# [COLLECTED MATERIAL]
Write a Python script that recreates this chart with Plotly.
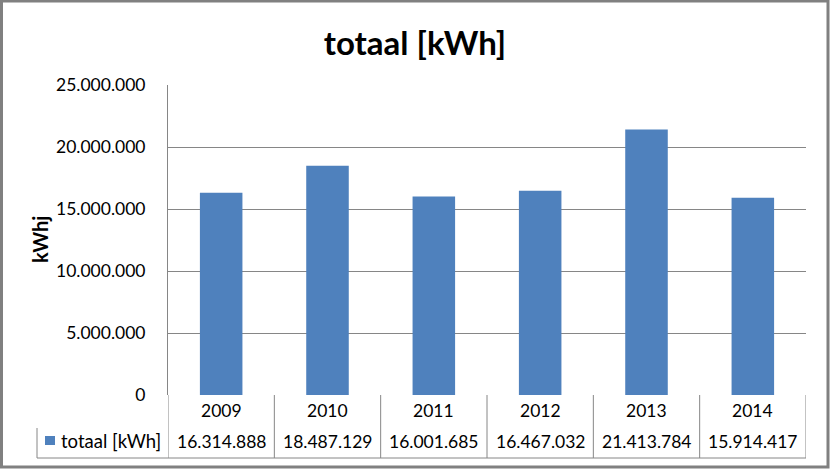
import plotly.graph_objects as go

years = ["2009", "2010", "2011", "2012", "2013", "2014"]
totals = [16314888, 18487129, 16001685, 16467032, 21413784, 15914417]
series_name = "totaal [kWh]"
y_title = "kWhj"
chart_title = "totaal [kWh]"

W, H = 830, 469
L, R, T, B = 168, 24, 85, 74
pw, ph = W - L - R, H - T - B

def px2py(py):
    return (H - B - py) / ph

def px2px(px):
    return (px - L) / pw

FONT = "Lato, Calibri, sans-serif"
GRID = "#868686"
BAR = "#4F81BD"

fig = go.Figure()
fig.add_trace(go.Bar(x=years, y=totals, marker_color=BAR, marker_line_width=0,
                     name=series_name, showlegend=False))

fig.update_layout(
    width=W, height=H,
    margin=dict(l=L, r=R, t=T, b=B),
    paper_bgcolor="white", plot_bgcolor="white",
    separators=",.",
    bargap=0.6,
    font=dict(family=FONT, size=17, color="black"),
    title=dict(text="<b>" + chart_title + "</b>", x=0.5, xanchor="center",
               xref="container", y=1 - 43 / H, yanchor="middle", yref="container",
               font=dict(family=FONT, size=33, color="black")),
    xaxis=dict(type="category", range=[-0.5, len(years) - 0.5],
               showticklabels=False, showgrid=False, ticks="", showline=False,
               zeroline=False, fixedrange=True),
    yaxis=dict(range=[0, 25000000], dtick=5000000, tickformat=",d",
               showgrid=True, gridcolor=GRID, gridwidth=1,
               zeroline=False, showline=True, linecolor=GRID, linewidth=1,
               ticks="", ticklabelstandoff=18,
               tickfont=dict(family=FONT, size=17.5, color="black")),
)

shapes = []
line = dict(color=GRID, width=1)
tbl_bot = px2py(458)
row2_top = px2py(428)
for i in range(len(years) + 1):
    shapes.append(dict(type="line", xref="x", yref="paper", x0=i - 0.5, x1=i - 0.5,
                       y0=tbl_bot, y1=0, line=line))
shapes.append(dict(type="line", xref="paper", yref="paper", x0=px2px(37), x1=1,
                   y0=tbl_bot, y1=tbl_bot, line=line))
shapes.append(dict(type="line", xref="paper", yref="paper", x0=px2px(37), x1=px2px(37),
                   y0=tbl_bot, y1=row2_top, line=line))
shapes.append(dict(type="rect", xref="paper", yref="paper", x0=px2px(45), x1=px2px(55),
                   y0=px2py(445), y1=px2py(436), fillcolor=BAR, line=dict(width=0)))
shapes.append(dict(type="rect", xref="paper", yref="paper",
                   x0=px2px(1.5), x1=px2px(W - 2), y0=px2py(H - 2), y1=px2py(1),
                   line=dict(color="#808080", width=3), fillcolor="rgba(0,0,0,0)"))
fig.update_layout(shapes=shapes)

ann = []
for i, (yr, v) in enumerate(zip(years, totals)):
    xp = px2px(L + (i + 0.5) * pw / len(years))
    ann.append(dict(x=xp, xref="paper", y=px2py(410), yref="paper", text=yr,
                    showarrow=False, xanchor="center", yanchor="middle",
                    font=dict(family=FONT, size=17.5, color="black")))
    ann.append(dict(x=xp, xref="paper", y=px2py(441), yref="paper",
                    text=f"{v:,}".replace(",", "."),
                    showarrow=False, xanchor="center", yanchor="middle",
                    font=dict(family=FONT, size=17.5, color="black")))
ann.append(dict(x=px2px(59), xref="paper", y=px2py(441), yref="paper", text=series_name,
                showarrow=False, xanchor="left", yanchor="middle",
                font=dict(family=FONT, size=18.5, color="black")))
ann.append(dict(x=px2px(40), xref="paper", y=0.5, yref="paper", text="<b>" + y_title + "</b>",
                textangle=-90, showarrow=False, xanchor="center", yanchor="middle",
                font=dict(family=FONT, size=20, color="black")))
fig.update_layout(annotations=ann)

fig.write_html("out.html")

# [AIM]
Starting at the top of the listing above, reproduce each line up to and including the one with "pw, ph = W - L - R, H - T - B"; omit the pictures.

# [COMPLETE ANSWER]
Write a Python script that recreates this chart with Plotly.
import plotly.graph_objects as go

years = ["2009", "2010", "2011", "2012", "2013", "2014"]
totals = [16314888, 18487129, 16001685, 16467032, 21413784, 15914417]
series_name = "totaal [kWh]"
y_title = "kWhj"
chart_title = "totaal [kWh]"

W, H = 830, 469
L, R, T, B = 168, 24, 85, 74
pw, ph = W - L - R, H - T - B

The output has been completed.